Yeah, everything about it was perfectly logical and intuitive and "just worked". Pure elegance.

I expect at the time I was the first person to supply them with as electronic manuscript with the typesetting commands already built into it...

Not exactly the same thing, but in high school (1981) we had three Apple ][s and a dot-matrix printer that used this card-stock yellow-tan paper. I had a paper due in English class that had to be "typed". So I did it on the Apple ][ with Apple Write. (side note, our Apple ][s didn't support lower case on the display, so caps were shown inverted on the screen). Printed it on the yellow card stock paper. Turned it in. The English teacher rejected the paper and was going to give me an "F" because it wasn't "typed". I tried to explain to her that yes, I had "typed" it out, but instead of a typewriter, I used a word processor and printed it out. She still just didn't "get it" and still refused the paper. I escalated this to the principal, and met with the English teacher, the heads of the English and Math (computer) departments in this big "meeting" to figure out what to do, since nobody had ever done this before. The principal finally ruled in my favor and the teacher was forced to accept the paper (I got an 'A'). Then right after word of that spread throughout the school, the computer room became crowded with people using the computers just to do papers, so we had to create rules about who could and couldn't use the computers.
 
A personal computer, 12 years before the mid-1970s

I am 76, was a physics undergrad at Northwestern when I tried to do a neural network simulation of the retina in 1959 on NU's only computer, an IBM 650. Punched cards and pegboard. It only ran two shifts and so I could get it all night.
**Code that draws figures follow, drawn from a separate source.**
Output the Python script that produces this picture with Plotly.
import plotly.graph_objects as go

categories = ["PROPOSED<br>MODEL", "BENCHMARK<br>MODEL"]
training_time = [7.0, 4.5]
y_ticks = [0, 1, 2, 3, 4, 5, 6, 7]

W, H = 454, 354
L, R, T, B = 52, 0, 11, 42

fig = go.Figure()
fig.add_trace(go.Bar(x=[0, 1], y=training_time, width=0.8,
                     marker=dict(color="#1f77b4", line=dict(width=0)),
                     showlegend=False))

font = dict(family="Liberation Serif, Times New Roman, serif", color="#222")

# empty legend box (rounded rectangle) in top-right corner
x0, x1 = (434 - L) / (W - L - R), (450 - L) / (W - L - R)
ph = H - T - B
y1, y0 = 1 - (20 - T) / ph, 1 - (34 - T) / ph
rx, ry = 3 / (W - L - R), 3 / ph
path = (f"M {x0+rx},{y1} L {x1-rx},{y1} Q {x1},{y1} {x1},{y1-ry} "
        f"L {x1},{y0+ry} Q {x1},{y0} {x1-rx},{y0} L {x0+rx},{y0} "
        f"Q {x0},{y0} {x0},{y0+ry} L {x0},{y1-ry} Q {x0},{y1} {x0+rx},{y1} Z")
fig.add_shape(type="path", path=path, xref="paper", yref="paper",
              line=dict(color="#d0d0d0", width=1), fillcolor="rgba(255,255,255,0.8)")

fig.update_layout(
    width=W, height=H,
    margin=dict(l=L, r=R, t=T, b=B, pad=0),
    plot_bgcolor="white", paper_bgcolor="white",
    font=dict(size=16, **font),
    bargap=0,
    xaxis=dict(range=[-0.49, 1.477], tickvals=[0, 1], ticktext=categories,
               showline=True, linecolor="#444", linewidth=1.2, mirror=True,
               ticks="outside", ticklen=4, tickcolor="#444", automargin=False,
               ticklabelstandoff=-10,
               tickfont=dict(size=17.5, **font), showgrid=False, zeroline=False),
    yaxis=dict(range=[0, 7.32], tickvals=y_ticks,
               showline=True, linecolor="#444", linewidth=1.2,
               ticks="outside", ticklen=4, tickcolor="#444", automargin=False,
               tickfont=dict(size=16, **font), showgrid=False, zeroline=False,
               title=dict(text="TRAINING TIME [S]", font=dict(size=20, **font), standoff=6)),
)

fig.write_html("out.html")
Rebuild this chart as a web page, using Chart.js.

RAM stands for Random Access Memory. That's because it was the successor to the rotating drum memory used in the 650. I would hand-optimize programs so I could avoid having to wait for a full rotation of the drum to fetch the next instruction. RAM was a big improvement.

I was a grad student at MIT in 1961 when their TX-0 was commercialized as the PDP-1. Played spacewar with it.

2nd computer in 1964 was one of only 24 made on an NSF grant: the LINC (Laboratory Instrument Computer). It used lots of analog in and out plus relay closures. Did my PhD thesis in neurophysiology on it, remotely controlling it from down the hall using a rotary telephone dial to give it sampling instructions.

3rd computer in 1967 was the commercial version ($57k on an NIH grant), the LINC-8 which was a hybrid of the PDP-8 and the LINC made by DEC. So I, together with a community of a hundred or so, had "personal computers" long before the affordable machines of the mid-1970s. LINCs were the size of several relay racks, had 2k memories, and mini digital tape drives. Printed output was via a TTY driven by one of the programmable relays; we took Polaroids of the oscilloscopes driven by the digital-to-analog converters.

4th was a locally built CPM machine in 1979 with two 8" floppies; used it for writing my first book INSIDE THE BRAIN; tried to persuade my academic department to buy some for the secretaries. Too soon. Converted to home office.

5th in 1983 was Radio Shack's Model 100, the first laptop. Took it on a float trip down the Colorado River through the bottom of the Grand Canyon while I was writing THE RIVER THAT FLOWS UPHILL (1986).

6th in 1985 was IBM's DOS machine, then a long line of laptops and desktops, another dozen books.